• _Written task_
Exactly as written, retype the listing below, omitting the pictures.

• _Rows from a dataset of charts and code_
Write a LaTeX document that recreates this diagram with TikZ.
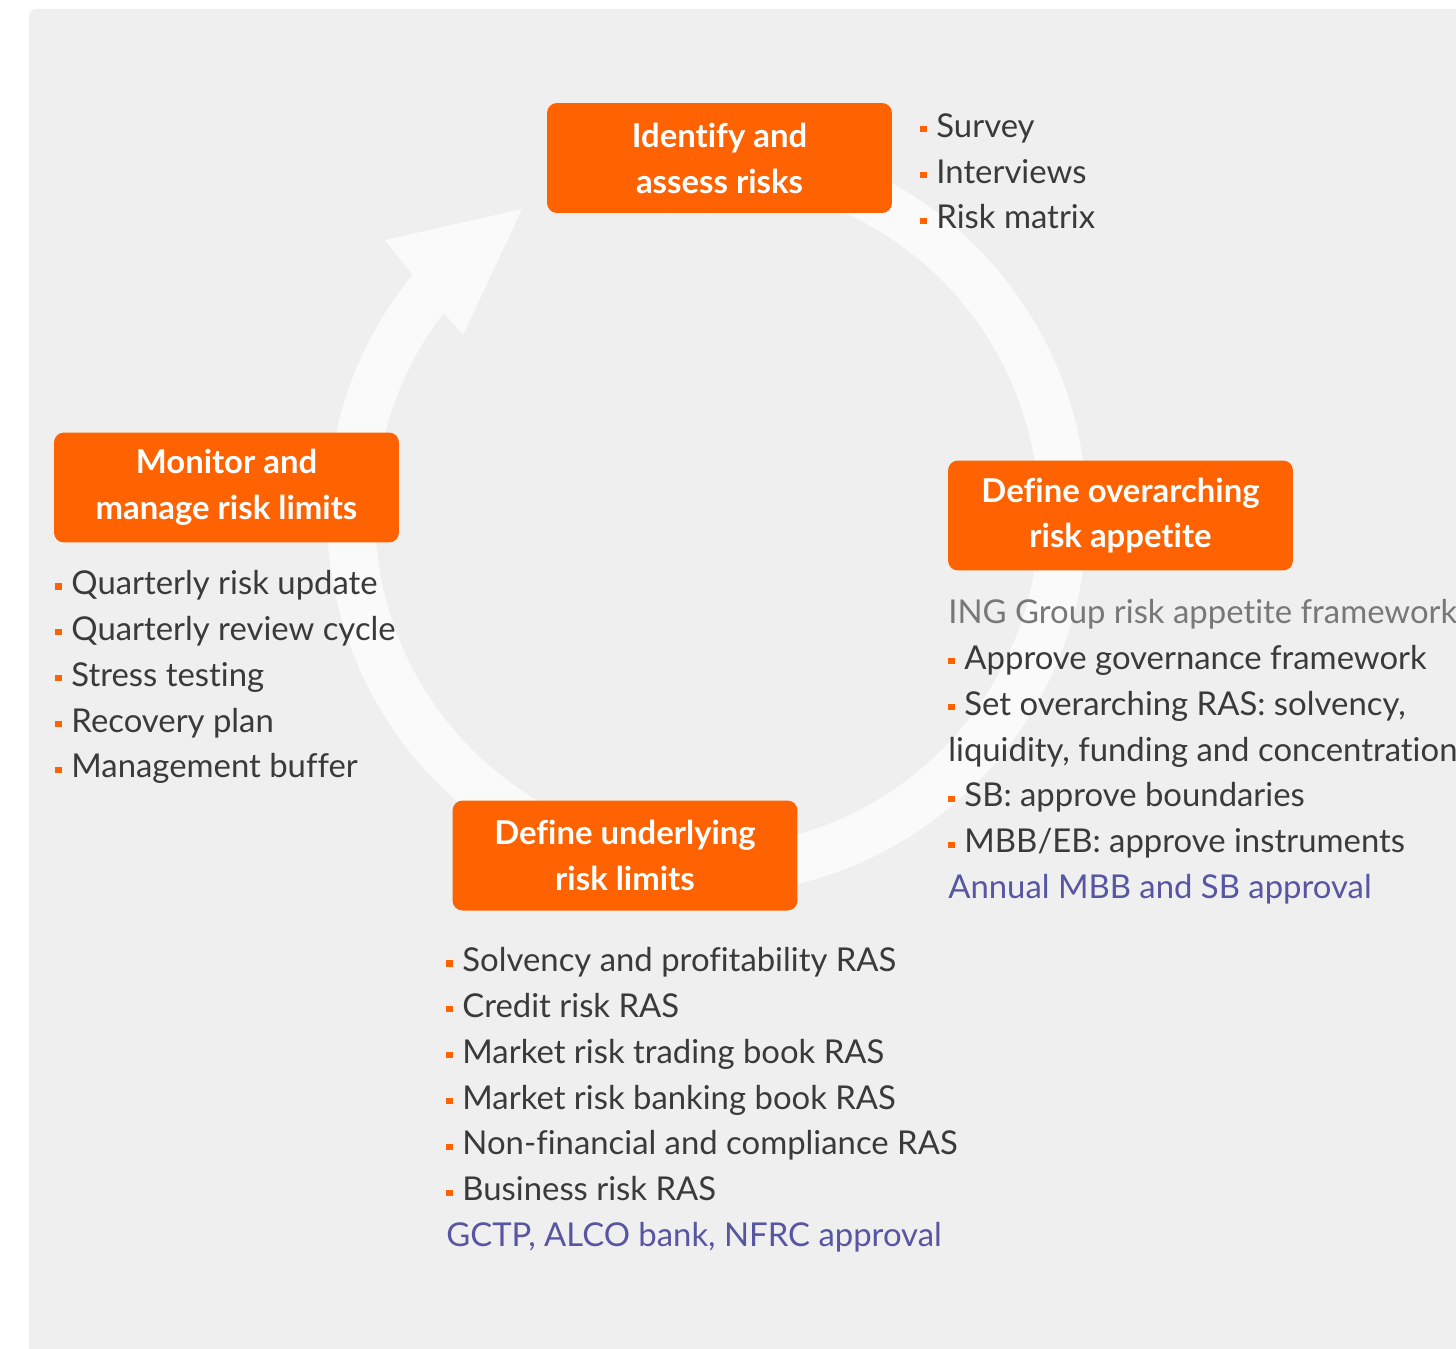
\documentclass[tikz,border=0pt]{standalone}
\usepackage{fontspec}
\setmainfont{Lato}[Ligatures={NoCommon,NoRare,NoDiscretionary}]
\definecolor{ingorange}{HTML}{FF6200}
\definecolor{panel}{HTML}{EFEFEF}
\definecolor{ring}{HTML}{FAFAFA}
\definecolor{textgray}{HTML}{3A3A3A}
\definecolor{subgray}{HTML}{787878}
\definecolor{approval}{HTML}{5656A2}
\newcommand\bul{{\color{ingorange}\rule[0.3ex]{0.19em}{0.19em}}\hspace{0.3em}}

\tikzstyle{stage}=[fill=ingorange, rounded corners=0.2cm, minimum width=6.9cm,
  minimum height=2.2cm, inner sep=0, text=white, align=center,
  font=\bfseries\fontsize{18.7}{26.1}\selectfont]
\tikzstyle{list}=[anchor=north west, inner sep=0, text=textgray, align=left,
  font=\fontsize{18.7}{26.1}\selectfont]

\begin{document}
\begin{tikzpicture}[x=0.02cm, y=-0.02cm]
\useasboundingbox (0,0) rectangle (1456,1348);
\fill[panel, rounded corners=0.15cm] (29,9) rectangle (1490,1380);
%
% cycle ring with its arrow head
\begin{scope}[shift={(707,515)}, yscale=-1]
\fill[ring] (100:380) arc[start angle=100, end angle=-219.2, radius=380]
  -- (-322,275) -- (-185,306) -- (-244,180)
  -- (-217.5:332) arc[start angle=-217.5, end angle=100, radius=332] -- cycle;
\end{scope}
%
\draw (719.5,158) node[stage] (identify) {Identify and\\assess risks};
\draw (920,113) node[list] (tools) {\bul Survey\\ \bul Interviews\\ \bul Risk matrix};
%
\draw (1120.5,515.5) node[stage] (overarching) {Define overarching\\risk appetite};
\draw (948,599) node[list] (framework) {{\color{subgray}ING Group risk appetite framework}\\
  \bul Approve governance framework\\
  \bul Set overarching RAS: solvency,\\
  liquidity, funding and concentration\\
  \bul SB: approve boundaries\\
  \bul MBB/EB: approve instruments\\
  {\color{approval}Annual MBB and SB approval}};
%
\draw (625,855.5) node[stage] (underlying) {Define underlying\\risk limits};
\draw (446,947) node[list] (limits) {\bul Solvency and profitability RAS\\
  \bul Credit risk RAS\\
  \bul Market risk trading book RAS\\
  \bul Market risk banking book RAS\\
  \bul Non-financial and compliance RAS\\
  \bul Business risk RAS\\
  {\color{approval}GCTP, ALCO bank, NFRC approval}};
%
\draw (226.5,487.5) node[stage] (monitor) {Monitor and\\manage risk limits};
\draw (55,570) node[list] (monitoring) {\bul Quarterly risk update\\
  \bul Quarterly review cycle\\
  \bul Stress testing\\
  \bul Recovery plan\\
  \bul Management buffer};
\end{tikzpicture}
\end{document}
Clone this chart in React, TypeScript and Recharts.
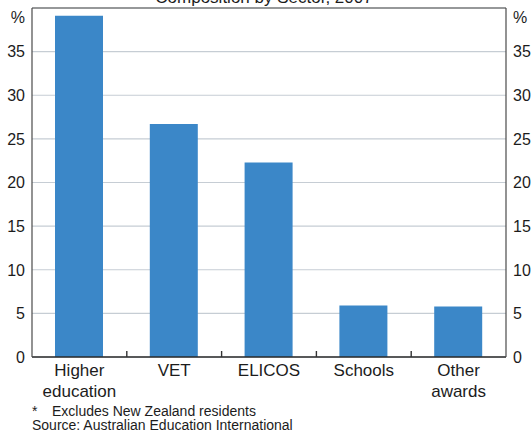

• _The output_
Write a LaTeX document that recreates this diagram with TikZ.
\documentclass[tikz,border=0pt]{standalone}
\usepackage{fontspec}
\setmainfont{Lato}[Ligatures={NoCommon,NoRare,NoDiscretionary}]
\definecolor{ingorange}{HTML}{FF6200}
\definecolor{panel}{HTML}{EFEFEF}
\definecolor{ring}{HTML}{FAFAFA}
\definecolor{textgray}{HTML}{3A3A3A}
\definecolor{subgray}{HTML}{787878}
\definecolor{approval}{HTML}{5656A2}
\newcommand\bul{{\color{ingorange}\rule[0.3ex]{0.19em}{0.19em}}\hspace{0.3em}}

\tikzstyle{stage}=[fill=ingorange, rounded corners=0.2cm, minimum width=6.9cm,
  minimum height=2.2cm, inner sep=0, text=white, align=center,
  font=\bfseries\fontsize{18.7}{26.1}\selectfont]
\tikzstyle{list}=[anchor=north west, inner sep=0, text=textgray, align=left,
  font=\fontsize{18.7}{26.1}\selectfont]

\begin{document}
\begin{tikzpicture}[x=0.02cm, y=-0.02cm]
\useasboundingbox (0,0) rectangle (1456,1348);
\fill[panel, rounded corners=0.15cm] (29,9) rectangle (1490,1380);
%
% cycle ring with its arrow head
\begin{scope}[shift={(707,515)}, yscale=-1]
\fill[ring] (100:380) arc[start angle=100, end angle=-219.2, radius=380]
  -- (-322,275) -- (-185,306) -- (-244,180)
  -- (-217.5:332) arc[start angle=-217.5, end angle=100, radius=332] -- cycle;
\end{scope}
%
\draw (719.5,158) node[stage] (identify) {Identify and\\assess risks};
\draw (920,113) node[list] (tools) {\bul Survey\\ \bul Interviews\\ \bul Risk matrix};
%
\draw (1120.5,515.5) node[stage] (overarching) {Define overarching\\risk appetite};
\draw (948,599) node[list] (framework) {{\color{subgray}ING Group risk appetite framework}\\
  \bul Approve governance framework\\
  \bul Set overarching RAS: solvency,\\
  liquidity, funding and concentration\\
  \bul SB: approve boundaries\\
  \bul MBB/EB: approve instruments\\
  {\color{approval}Annual MBB and SB approval}};
%
\draw (625,855.5) node[stage] (underlying) {Define underlying\\risk limits};
\draw (446,947) node[list] (limits) {\bul Solvency and profitability RAS\\
  \bul Credit risk RAS\\
  \bul Market risk trading book RAS\\
  \bul Market risk banking book RAS\\
  \bul Non-financial and compliance RAS\\
  \bul Business risk RAS\\
  {\color{approval}GCTP, ALCO bank, NFRC approval}};
%
\draw (226.5,487.5) node[stage] (monitor) {Monitor and\\manage risk limits};
\draw (55,570) node[list] (monitoring) {\bul Quarterly risk update\\
  \bul Quarterly review cycle\\
  \bul Stress testing\\
  \bul Recovery plan\\
  \bul Management buffer};
\end{tikzpicture}
\end{document}
Clone this chart in React, TypeScript and Recharts.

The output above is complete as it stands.